The results of a study performed by the Crime Prevention Research Center this month supports reports that concealed-carry permit applications are soaring nationally, but particularly among women and minorities.
According to this story from dailysignal.com, the report says, “In eight states where we have data by gender, since 2012 the number of permits has increased by 161 percent for women and by 85 percent for men.”
Additionally, the report says, “from 2007 through 2015, concealed-carry permits issued by state and local governments increased by 75 percent faster among nonwhites than whites, according to the report.”
Some wonder if gun rights will shift more women from Democrat to Republican in the future.
“It’s more challenging for me to pick a politician that wants to take away guns or prohibit them in any way,” said JaQuan Taylor, a senior at Georgia Tech, in the story. She's also the president of the college group that advocates allowing campus carry. “I vote for the person more than the party, but I usually vote Democrat because they are pro-education. Since I’ve gotten a gun, I’ve begun to look at Republicans.”

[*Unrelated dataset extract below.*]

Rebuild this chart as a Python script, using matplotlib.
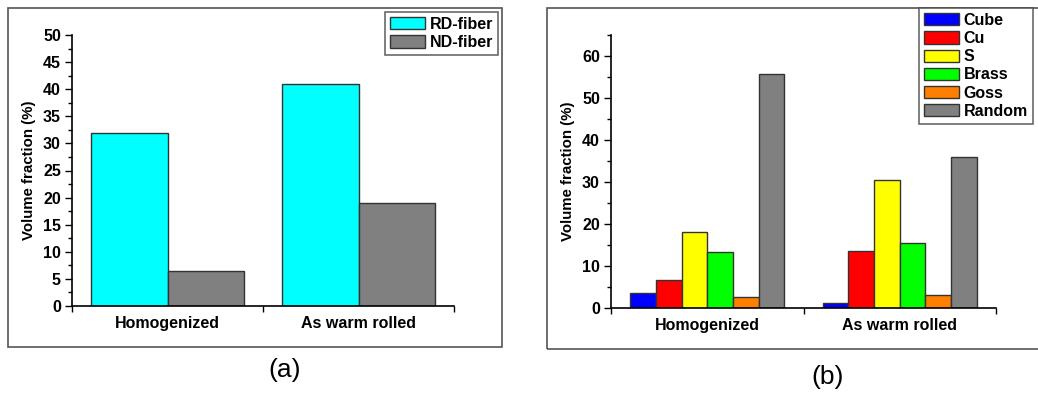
import matplotlib
matplotlib.use("Agg")
import matplotlib.pyplot as plt
import numpy as np
from matplotlib.patches import Rectangle
from matplotlib.ticker import MultipleLocator

plt.rcParams['font.family'] = ['Liberation Sans', 'DejaVu Sans']

# ---- data ----
categories = ["Homogenized", "As warm rolled"]

fiber_names = ["RD-fiber", "ND-fiber"]
rd_fiber = [32.0, 41.0]
nd_fiber = [6.5, 19.0]
fiber_colors = ["#00FFFF", "#808080"]

comp_names = ["Cube", "Cu", "S", "Brass", "Goss", "Random"]
cube = [3.5, 1.2]
cu = [6.6, 13.5]
s_comp = [18.2, 30.5]
brass = [13.3, 15.4]
goss = [2.6, 3.0]
random_comp = [55.7, 36.0]
comp_colors = ["#0000FF", "#FF0000", "#FFFF00", "#00FF00", "#FF8000", "#808080"]

W, H = 1038, 395
fig = plt.figure(figsize=(W / 100, H / 100), dpi=100)

def fx(px):
    return px / W

def fy(py):
    return 1 - py / H

# outer frames
fig.patches.append(Rectangle((fx(8), fy(347)), fx(502) - fx(8), fy(8) - fy(347),
                             transform=fig.transFigure, fill=False, edgecolor="#555555", lw=1.2))
fig.patches.append(Rectangle((fx(547), fy(349)), 0.6, fy(8) - fy(349),
                             transform=fig.transFigure, fill=False, edgecolor="#555555", lw=1.2))

FS = 11.5

def style_axes(ax, ymax, major, minor):
    ax.spines['top'].set_visible(False)
    ax.spines['right'].set_visible(False)
    ax.spines['left'].set_linewidth(1.2)
    ax.spines['bottom'].set_linewidth(1.2)
    ax.set_xlim(-0.5, 1.5)
    ax.set_ylim(0, ymax)
    ax.yaxis.set_major_locator(MultipleLocator(major))
    ax.yaxis.set_minor_locator(MultipleLocator(minor))
    ax.set_xticks([0, 1])
    ax.set_xticklabels(categories, fontsize=FS, fontweight='bold')
    ax.set_xticks([-0.5, 0.5, 1.5], minor=True)
    ax.tick_params(axis='x', which='major', length=0, pad=7)
    ax.tick_params(axis='x', which='minor', direction='out', length=4, width=1)
    ax.tick_params(axis='y', which='major', direction='out', length=5, width=1, pad=3, labelsize=FS)
    ax.tick_params(axis='y', which='minor', direction='out', length=3, width=1)
    for lab in ax.get_yticklabels():
        lab.set_fontweight('bold')
    ax.set_ylabel("Volume fraction (%)", fontsize=10.8, fontweight='bold')
    ax.yaxis.set_label_coords(-0.094, 0.5)

x = np.arange(len(categories))
leg_kw = dict(prop=dict(size=FS, weight='bold'), frameon=True, fancybox=False,
              edgecolor="#444444", handlelength=2.2, handleheight=0.8,
              labelspacing=0.2, handletextpad=0.3, borderaxespad=0)

# ---- panel (a) ----
axa = fig.add_axes([fx(72), fy(306), fx(454) - fx(72), fy(35) - fy(306)])
bw = 0.4
ha = []
for i, (vals, col, name) in enumerate(zip([rd_fiber, nd_fiber], fiber_colors, fiber_names)):
    h = axa.bar(x + (i - 0.5) * bw, vals, width=bw, color=col, edgecolor="#333333",
                linewidth=1, label=name)
    ha.append(h)
style_axes(axa, 50, 5, 2.5)

leg_a = fig.legend(handles=ha, loc='upper right', bbox_to_anchor=(fx(498), fy(12)),
                   borderpad=0.3, **leg_kw)
leg_a.get_frame().set_linewidth(1.2)

# ---- panel (b) ----
axb = fig.add_axes([fx(611), fy(308), fx(996) - fx(611), fy(35) - fy(308)])
comp_vals = [cube, cu, s_comp, brass, goss, random_comp]
n = len(comp_vals)
bwb = 0.8 / n
hb = []
for i, (vals, col, name) in enumerate(zip(comp_vals, comp_colors, comp_names)):
    h = axb.bar(x - 0.4 + (i + 0.5) * bwb, vals, width=bwb, color=col, edgecolor="#333333",
                linewidth=1, label=name)
    hb.append(h)
style_axes(axb, 65, 10, 5)

leg_b = fig.legend(handles=hb, loc='upper left', bbox_to_anchor=(fx(919), fy(8)),
                   borderpad=0.3, **leg_kw)
leg_b.get_frame().set_linewidth(1.2)

# captions
fig.text(fx(285), fy(370), "(a)", fontsize=19, ha='center', va='center')
fig.text(fx(828), fy(377), "(b)", fontsize=19, ha='center', va='center')

fig.savefig("out.png", dpi=100)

Taylor sees it as a freedom issue, not a left-right matter.
“It seems like with the push for gay marriage, there is a push for freedom in all directions. That’s a good thing,” he said in the story.
Lynne Roberts, the Massachusetts state coordinator for the pro-gun Second Amendment Sisters, said in the story,“Women are voting typically on the Democratic side because over the last two or three generations self-defense and firearms were demonized. Women were told they can’t take care of themselves. That’s changing.”

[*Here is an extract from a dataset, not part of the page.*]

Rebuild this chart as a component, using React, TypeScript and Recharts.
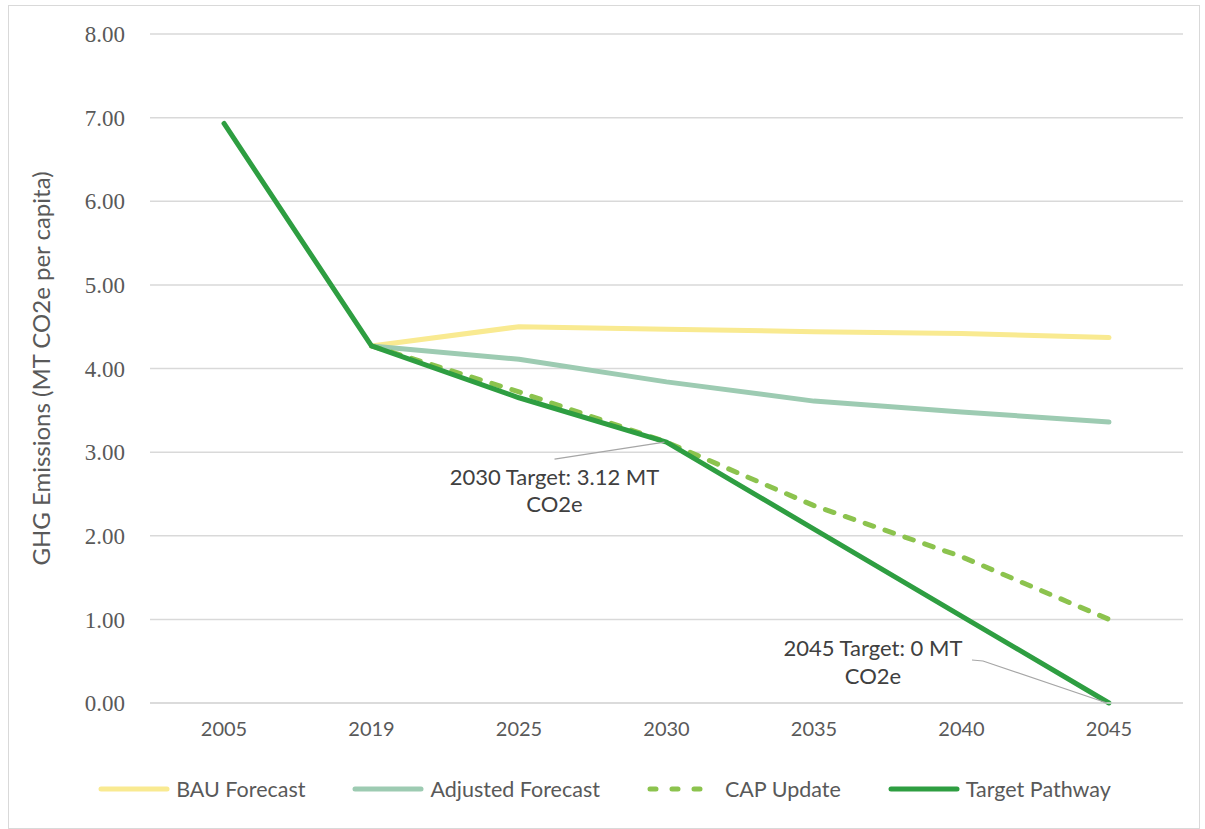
import React from "react"
import { LineChart, Line, XAxis, YAxis, CartesianGrid, ReferenceDot } from "recharts"

const years = ["2005", "2019", "2025", "2030", "2035", "2040", "2045"]
const bauForecast = [null, 4.27, 4.5, 4.47, 4.44, 4.42, 4.37]
const adjustedForecast = [null, 4.27, 4.11, 3.84, 3.61, 3.48, 3.36]
const capUpdate = [null, 4.27, 3.72, 3.12, 2.36, 1.75, 1.0]
const targetPathway = [6.93, 4.27, 3.65, 3.12, 2.08, 1.04, 0]
const yTicks = [0, 1, 2, 3, 4, 5, 6, 7, 8]

const series = [
  { key: "bau", name: "BAU Forecast", color: "#F9EA91", values: bauForecast, dash: undefined },
  { key: "adjusted", name: "Adjusted Forecast", color: "#9DCBB2", values: adjustedForecast, dash: undefined },
  { key: "cap", name: "CAP Update", color: "#8CC34E", values: capUpdate, dash: "9 12" },
  { key: "target", name: "Target Pathway", color: "#2E9E41", values: targetPathway, dash: undefined },
]

const chartData = years.map((year, i) => {
  const row: Record<string, string | number | null> = { year }
  series.forEach((s) => {
    row[s.key] = s.values[i]
  })
  return row
})

const sans = "Lato, 'Open Sans', sans-serif"
const serif = "'Liberation Serif', 'DejaVu Serif', serif"
const textGray = "#595959"

function Note2030(props: any) {
  const { cx, cy } = props
  if (cx == null || cy == null) return null
  return (
    <g>
      <line x1={cx - 112} y1={cy + 17} x2={cx - 2} y2={cy} stroke="#a6a6a6" strokeWidth={1.2} />
      <text x={cx - 112} y={cy + 43} textAnchor="middle" fontFamily={sans} fontSize={22} fill="#404040">
        2030 Target: 3.12 MT
      </text>
      <text x={cx - 112} y={cy + 70} textAnchor="middle" fontFamily={sans} fontSize={22} fill="#404040">
        CO2e
      </text>
    </g>
  )
}

function Note2045(props: any) {
  const { cx, cy } = props
  if (cx == null || cy == null) return null
  return (
    <g>
      <polyline
        points={`${cx - 137},${cy - 43} ${cx - 126},${cy - 42} ${cx - 2},${cy}`}
        fill="none"
        stroke="#a6a6a6"
        strokeWidth={1.2}
      />
      <text x={cx - 236} y={cy - 47} textAnchor="middle" fontFamily={sans} fontSize={22} fill="#404040">
        2045 Target: 0 MT
      </text>
      <text x={cx - 236} y={cy - 19} textAnchor="middle" fontFamily={sans} fontSize={22} fill="#404040">
        CO2e
      </text>
    </g>
  )
}

function ChartLegend() {
  return (
    <div
      style={{
        position: "absolute",
        top: 770,
        left: 0,
        width: "100%",
        display: "flex",
        justifyContent: "center",
        gap: 46,
        fontFamily: sans,
        fontSize: 21.5,
        color: textGray,
      }}
    >
      {series.map((s) => (
        <div key={s.key} style={{ display: "flex", alignItems: "center", gap: 5 }}>
          <svg width={74} height={10}>
            <line
              x1={4}
              y1={5}
              x2={70}
              y2={5}
              stroke={s.color}
              strokeWidth={5}
              strokeLinecap="round"
              strokeDasharray={s.dash ? "6 16" : undefined}
            />
          </svg>
          <span>{s.name}</span>
        </div>
      ))}
    </div>
  )
}

export default function App() {
  return (
    <div
      style={{
        position: "absolute",
        left: 8,
        top: 5,
        width: 1190,
        height: 822,
        border: "1px solid #d9d9d9",
        background: "#fff",
      }}
    >
      <LineChart width={1190} height={822} data={chartData} margin={{ top: 28, right: 16, left: 0, bottom: 85 }}>
        <CartesianGrid vertical={false} stroke="#d9d9d9" strokeWidth={1.5} />
        <XAxis
          dataKey="year"
          tickLine={false}
          axisLine={{ stroke: "#d9d9d9", strokeWidth: 1.5 }}
          padding={{ left: 74, right: 74 }}
          tick={{ fontFamily: sans, fontSize: 20, fill: textGray }}
          tickMargin={13}
          height={40}
        />
        <YAxis
          domain={[0, 8]}
          ticks={yTicks}
          width={141}
          axisLine={false}
          tickLine={false}
          tickMargin={19}
          tickFormatter={(v: number) => v.toFixed(2)}
          tick={{ fontFamily: serif, fontSize: 23, fill: textGray }}
          label={{
            content: ({ viewBox }: any) => {
              const x = viewBox.x + 31
              const y = viewBox.y + viewBox.height / 2
              return (
                <text
                  x={x}
                  y={y}
                  transform={`rotate(-90 ${x} ${y})`}
                  textAnchor="middle"
                  dominantBaseline="central"
                  fontFamily={sans}
                  fontSize={24}
                  fill={textGray}
                >
                  GHG Emissions (MT CO2e per capita)
                </text>
              )
            },
          }}
        />
        {series.map((s) => (
          <Line
            key={s.key}
            type="linear"
            dataKey={s.key}
            name={s.name}
            stroke={s.color}
            strokeWidth={5}
            strokeLinecap="round"
            strokeLinejoin="round"
            strokeDasharray={s.dash}
            dot={false}
            activeDot={false}
            isAnimationActive={false}
          />
        ))}
        <ReferenceDot x="2030" y={3.12} r={0} ifOverflow="visible" shape={Note2030} />
        <ReferenceDot x="2045" y={0} r={0} ifOverflow="visible" shape={Note2045} />
      </LineChart>
      <ChartLegend />
    </div>
  )
}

In this story from nationalinterest.org, billionaire anti-gun activist and former New York City Mayor Michael Bloomberg’s Everytown for Gun Safety said all increases in recent gun ownership and concealed carry permits are driven by fear.
“The rate of American gun ownership has been in serious decline over the last 40 years, so it’s not surprising that gun manufacturers are desperately seeking to tap into new markets and that they’re using the politics of fear to drive new sales,” said Everytown spokesperson Andrei Berman.